§ **DATASET RECORDS**
* START *

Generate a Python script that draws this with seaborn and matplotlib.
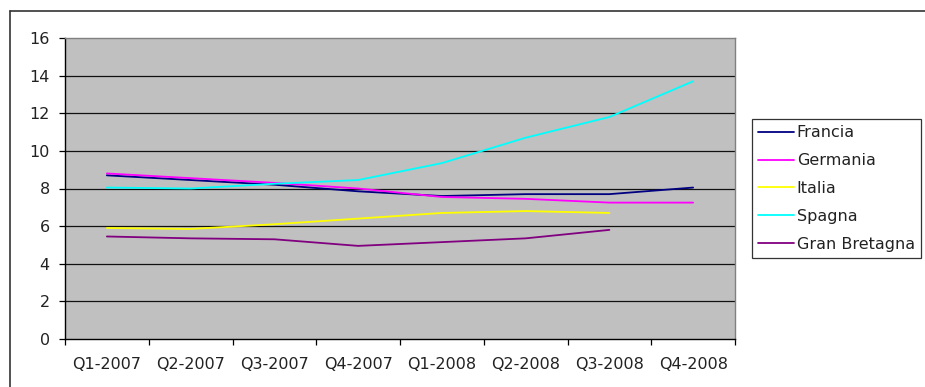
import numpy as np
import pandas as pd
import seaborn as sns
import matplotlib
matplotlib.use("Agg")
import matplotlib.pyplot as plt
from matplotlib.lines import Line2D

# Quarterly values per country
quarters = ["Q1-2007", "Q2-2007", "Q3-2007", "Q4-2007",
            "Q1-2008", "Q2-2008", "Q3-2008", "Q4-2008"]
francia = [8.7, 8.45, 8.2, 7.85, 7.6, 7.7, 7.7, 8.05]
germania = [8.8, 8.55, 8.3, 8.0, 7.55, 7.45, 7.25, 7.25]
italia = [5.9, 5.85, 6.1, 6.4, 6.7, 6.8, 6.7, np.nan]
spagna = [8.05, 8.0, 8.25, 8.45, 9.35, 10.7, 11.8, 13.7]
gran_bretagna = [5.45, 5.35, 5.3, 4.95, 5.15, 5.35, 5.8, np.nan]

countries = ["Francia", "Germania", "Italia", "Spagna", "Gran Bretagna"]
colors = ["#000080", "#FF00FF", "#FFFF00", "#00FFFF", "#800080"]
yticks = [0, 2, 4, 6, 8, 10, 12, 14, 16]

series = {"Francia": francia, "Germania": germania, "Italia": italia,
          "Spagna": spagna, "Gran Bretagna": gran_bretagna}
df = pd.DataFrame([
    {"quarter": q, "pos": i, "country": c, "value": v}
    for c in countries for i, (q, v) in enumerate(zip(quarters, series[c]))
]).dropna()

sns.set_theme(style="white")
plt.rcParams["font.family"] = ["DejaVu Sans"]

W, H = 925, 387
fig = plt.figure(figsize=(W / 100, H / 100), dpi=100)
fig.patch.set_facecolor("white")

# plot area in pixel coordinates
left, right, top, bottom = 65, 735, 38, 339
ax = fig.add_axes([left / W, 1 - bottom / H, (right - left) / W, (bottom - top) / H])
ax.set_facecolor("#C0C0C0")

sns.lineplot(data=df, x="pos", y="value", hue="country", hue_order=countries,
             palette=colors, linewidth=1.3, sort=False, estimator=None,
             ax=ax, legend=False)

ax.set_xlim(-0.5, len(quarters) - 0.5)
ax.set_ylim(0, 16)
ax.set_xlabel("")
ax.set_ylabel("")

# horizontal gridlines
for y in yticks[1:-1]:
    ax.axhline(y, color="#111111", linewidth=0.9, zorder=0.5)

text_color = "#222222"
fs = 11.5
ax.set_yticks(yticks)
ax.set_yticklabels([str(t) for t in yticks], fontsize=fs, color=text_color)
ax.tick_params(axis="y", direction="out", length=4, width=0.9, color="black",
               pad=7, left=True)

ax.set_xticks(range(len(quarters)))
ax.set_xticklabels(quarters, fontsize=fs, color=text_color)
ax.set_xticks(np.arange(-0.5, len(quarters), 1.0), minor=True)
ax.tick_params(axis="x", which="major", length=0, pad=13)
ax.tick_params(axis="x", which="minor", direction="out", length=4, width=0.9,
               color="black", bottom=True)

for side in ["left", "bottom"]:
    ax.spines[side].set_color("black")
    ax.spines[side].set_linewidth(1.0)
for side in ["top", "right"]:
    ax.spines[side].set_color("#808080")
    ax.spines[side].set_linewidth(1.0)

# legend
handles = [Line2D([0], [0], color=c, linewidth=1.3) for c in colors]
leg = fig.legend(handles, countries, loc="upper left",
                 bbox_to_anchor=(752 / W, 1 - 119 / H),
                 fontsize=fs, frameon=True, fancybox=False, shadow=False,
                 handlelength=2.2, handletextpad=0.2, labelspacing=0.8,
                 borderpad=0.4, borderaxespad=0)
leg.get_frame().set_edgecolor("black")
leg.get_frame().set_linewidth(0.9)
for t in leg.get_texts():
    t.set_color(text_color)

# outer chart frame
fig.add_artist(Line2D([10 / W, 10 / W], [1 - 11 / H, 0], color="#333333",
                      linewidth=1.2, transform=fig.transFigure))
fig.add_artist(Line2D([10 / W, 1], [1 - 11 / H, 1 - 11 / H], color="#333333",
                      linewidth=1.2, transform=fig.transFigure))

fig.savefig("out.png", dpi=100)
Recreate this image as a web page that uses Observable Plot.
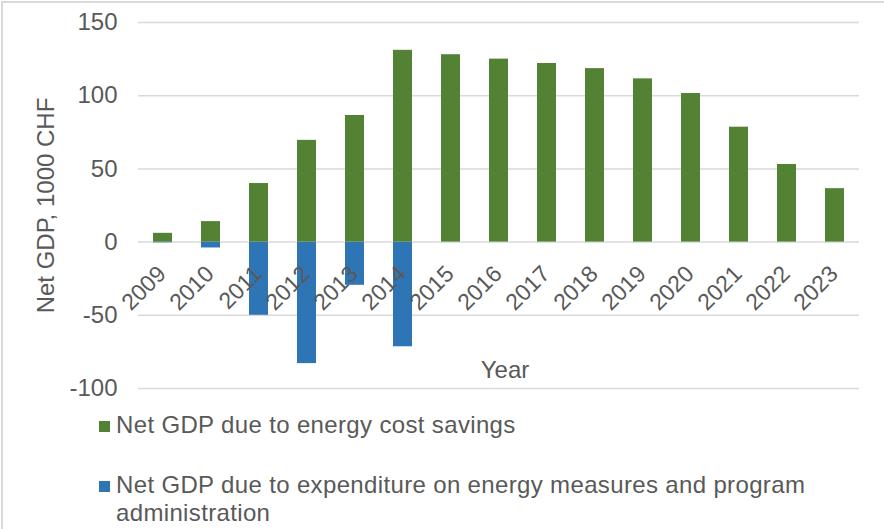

* END *
* START *

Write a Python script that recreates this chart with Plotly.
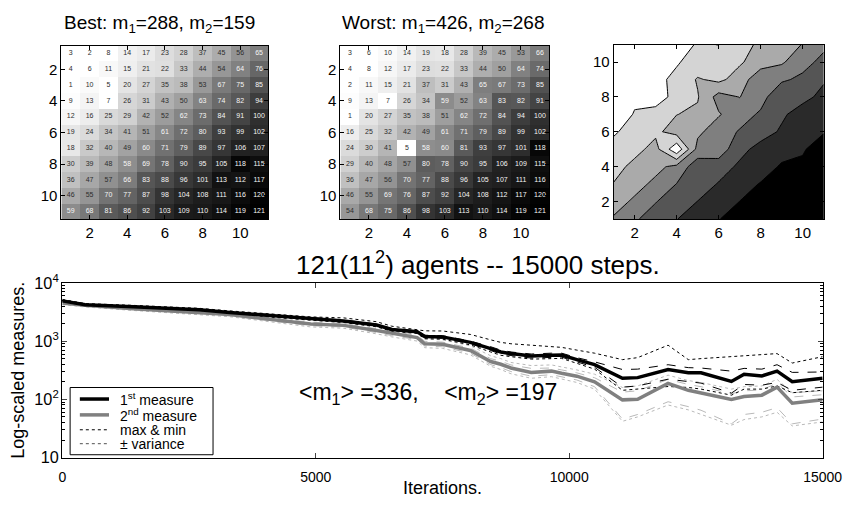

* END *
* START *

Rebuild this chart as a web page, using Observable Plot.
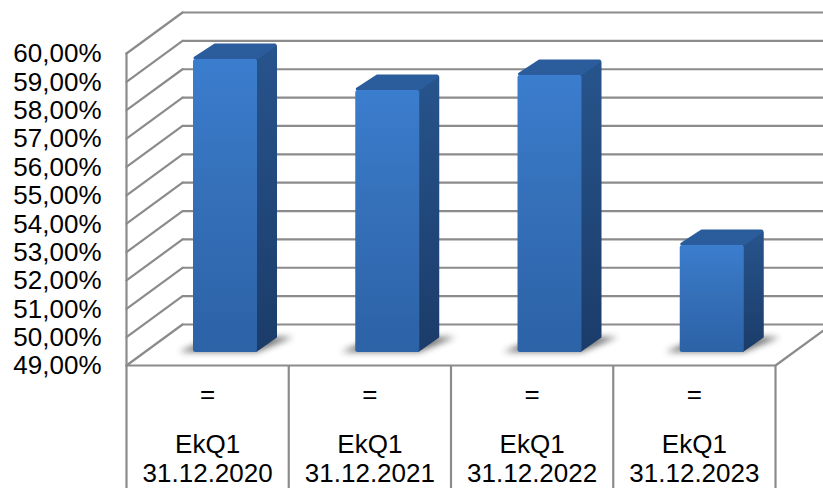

* END *

§ **EXERCISE PROMPT**
Copy nothing but the lines above that run from the one with "Generate a Python" to the one with "gran_bretagna = [5.45, 5.35, 5.3, 4.95, 5.15, 5.35, 5.8, np.nan]", ends included; pictures stay out.

§ **EXPECTED OUTPUT**
Generate a Python script that draws this with seaborn and matplotlib.
import numpy as np
import pandas as pd
import seaborn as sns
import matplotlib
matplotlib.use("Agg")
import matplotlib.pyplot as plt
from matplotlib.lines import Line2D

# Quarterly values per country
quarters = ["Q1-2007", "Q2-2007", "Q3-2007", "Q4-2007",
            "Q1-2008", "Q2-2008", "Q3-2008", "Q4-2008"]
francia = [8.7, 8.45, 8.2, 7.85, 7.6, 7.7, 7.7, 8.05]
germania = [8.8, 8.55, 8.3, 8.0, 7.55, 7.45, 7.25, 7.25]
italia = [5.9, 5.85, 6.1, 6.4, 6.7, 6.8, 6.7, np.nan]
spagna = [8.05, 8.0, 8.25, 8.45, 9.35, 10.7, 11.8, 13.7]
gran_bretagna = [5.45, 5.35, 5.3, 4.95, 5.15, 5.35, 5.8, np.nan]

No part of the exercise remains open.